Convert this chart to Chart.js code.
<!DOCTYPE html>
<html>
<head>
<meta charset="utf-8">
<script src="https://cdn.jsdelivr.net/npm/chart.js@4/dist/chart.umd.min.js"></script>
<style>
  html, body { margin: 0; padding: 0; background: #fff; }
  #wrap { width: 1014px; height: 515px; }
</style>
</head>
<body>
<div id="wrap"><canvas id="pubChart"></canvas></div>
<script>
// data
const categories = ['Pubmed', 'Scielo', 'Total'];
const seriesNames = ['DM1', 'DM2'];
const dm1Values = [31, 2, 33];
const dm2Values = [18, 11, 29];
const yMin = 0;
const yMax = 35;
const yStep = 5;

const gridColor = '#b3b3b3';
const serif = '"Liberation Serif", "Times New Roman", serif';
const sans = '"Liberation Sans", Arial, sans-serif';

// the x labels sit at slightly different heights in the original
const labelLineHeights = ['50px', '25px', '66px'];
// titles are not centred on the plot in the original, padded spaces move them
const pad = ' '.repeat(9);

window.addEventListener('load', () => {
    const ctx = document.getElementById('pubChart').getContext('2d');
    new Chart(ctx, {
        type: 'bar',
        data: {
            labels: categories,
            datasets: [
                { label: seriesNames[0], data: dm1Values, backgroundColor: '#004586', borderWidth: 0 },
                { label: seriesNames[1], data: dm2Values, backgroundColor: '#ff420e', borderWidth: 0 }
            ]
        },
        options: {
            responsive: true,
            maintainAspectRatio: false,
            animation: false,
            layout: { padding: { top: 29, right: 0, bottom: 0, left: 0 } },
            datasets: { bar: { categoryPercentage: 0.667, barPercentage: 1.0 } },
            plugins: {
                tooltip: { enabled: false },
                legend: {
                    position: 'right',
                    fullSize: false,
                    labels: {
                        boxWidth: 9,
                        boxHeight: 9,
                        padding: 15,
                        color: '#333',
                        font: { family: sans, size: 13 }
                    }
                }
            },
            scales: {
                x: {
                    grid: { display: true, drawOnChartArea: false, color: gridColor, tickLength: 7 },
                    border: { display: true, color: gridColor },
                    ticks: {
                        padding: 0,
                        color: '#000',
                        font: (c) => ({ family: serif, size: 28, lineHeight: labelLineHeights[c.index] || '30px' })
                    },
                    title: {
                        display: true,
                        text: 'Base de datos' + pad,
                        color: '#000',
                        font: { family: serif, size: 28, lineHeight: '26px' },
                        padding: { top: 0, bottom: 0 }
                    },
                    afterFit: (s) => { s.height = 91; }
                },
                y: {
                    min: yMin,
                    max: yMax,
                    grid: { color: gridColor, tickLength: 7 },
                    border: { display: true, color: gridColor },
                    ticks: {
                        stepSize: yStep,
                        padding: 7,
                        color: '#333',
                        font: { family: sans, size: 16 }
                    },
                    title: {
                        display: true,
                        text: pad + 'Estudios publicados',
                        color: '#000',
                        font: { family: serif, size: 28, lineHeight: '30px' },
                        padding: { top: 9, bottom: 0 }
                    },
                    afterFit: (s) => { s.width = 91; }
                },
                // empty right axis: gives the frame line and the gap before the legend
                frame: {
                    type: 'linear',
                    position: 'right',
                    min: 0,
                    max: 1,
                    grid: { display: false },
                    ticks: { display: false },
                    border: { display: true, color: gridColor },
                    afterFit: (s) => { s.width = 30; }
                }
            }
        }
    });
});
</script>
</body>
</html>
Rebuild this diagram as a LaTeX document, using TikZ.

⁂

Please quote every record above exactly as it appears.

### Full solution
Convert this chart to Chart.js code.
<!DOCTYPE html>
<html>
<head>
<meta charset="utf-8">
<script src="https://cdn.jsdelivr.net/npm/chart.js@4/dist/chart.umd.min.js"></script>
<style>
  html, body { margin: 0; padding: 0; background: #fff; }
  #wrap { width: 1014px; height: 515px; }
</style>
</head>
<body>
<div id="wrap"><canvas id="pubChart"></canvas></div>
<script>
// data
const categories = ['Pubmed', 'Scielo', 'Total'];
const seriesNames = ['DM1', 'DM2'];
const dm1Values = [31, 2, 33];
const dm2Values = [18, 11, 29];
const yMin = 0;
const yMax = 35;
const yStep = 5;

const gridColor = '#b3b3b3';
const serif = '"Liberation Serif", "Times New Roman", serif';
const sans = '"Liberation Sans", Arial, sans-serif';

// the x labels sit at slightly different heights in the original
const labelLineHeights = ['50px', '25px', '66px'];
// titles are not centred on the plot in the original, padded spaces move them
const pad = ' '.repeat(9);

window.addEventListener('load', () => {
    const ctx = document.getElementById('pubChart').getContext('2d');
    new Chart(ctx, {
        type: 'bar',
        data: {
            labels: categories,
            datasets: [
                { label: seriesNames[0], data: dm1Values, backgroundColor: '#004586', borderWidth: 0 },
                { label: seriesNames[1], data: dm2Values, backgroundColor: '#ff420e', borderWidth: 0 }
            ]
        },
        options: {
            responsive: true,
            maintainAspectRatio: false,
            animation: false,
            layout: { padding: { top: 29, right: 0, bottom: 0, left: 0 } },
            datasets: { bar: { categoryPercentage: 0.667, barPercentage: 1.0 } },
            plugins: {
                tooltip: { enabled: false },
                legend: {
                    position: 'right',
                    fullSize: false,
                    labels: {
                        boxWidth: 9,
                        boxHeight: 9,
                        padding: 15,
                        color: '#333',
                        font: { family: sans, size: 13 }
                    }
                }
            },
            scales: {
                x: {
                    grid: { display: true, drawOnChartArea: false, color: gridColor, tickLength: 7 },
                    border: { display: true, color: gridColor },
                    ticks: {
                        padding: 0,
                        color: '#000',
                        font: (c) => ({ family: serif, size: 28, lineHeight: labelLineHeights[c.index] || '30px' })
                    },
                    title: {
                        display: true,
                        text: 'Base de datos' + pad,
                        color: '#000',
                        font: { family: serif, size: 28, lineHeight: '26px' },
                        padding: { top: 0, bottom: 0 }
                    },
                    afterFit: (s) => { s.height = 91; }
                },
                y: {
                    min: yMin,
                    max: yMax,
                    grid: { color: gridColor, tickLength: 7 },
                    border: { display: true, color: gridColor },
                    ticks: {
                        stepSize: yStep,
                        padding: 7,
                        color: '#333',
                        font: { family: sans, size: 16 }
                    },
                    title: {
                        display: true,
                        text: pad + 'Estudios publicados',
                        color: '#000',
                        font: { family: serif, size: 28, lineHeight: '30px' },
                        padding: { top: 9, bottom: 0 }
                    },
                    afterFit: (s) => { s.width = 91; }
                },
                // empty right axis: gives the frame line and the gap before the legend
                frame: {
                    type: 'linear',
                    position: 'right',
                    min: 0,
                    max: 1,
                    grid: { display: false },
                    ticks: { display: false },
                    border: { display: true, color: gridColor },
                    afterFit: (s) => { s.width = 30; }
                }
            }
        }
    });
});
</script>
</body>
</html>
Rebuild this diagram as a LaTeX document, using TikZ.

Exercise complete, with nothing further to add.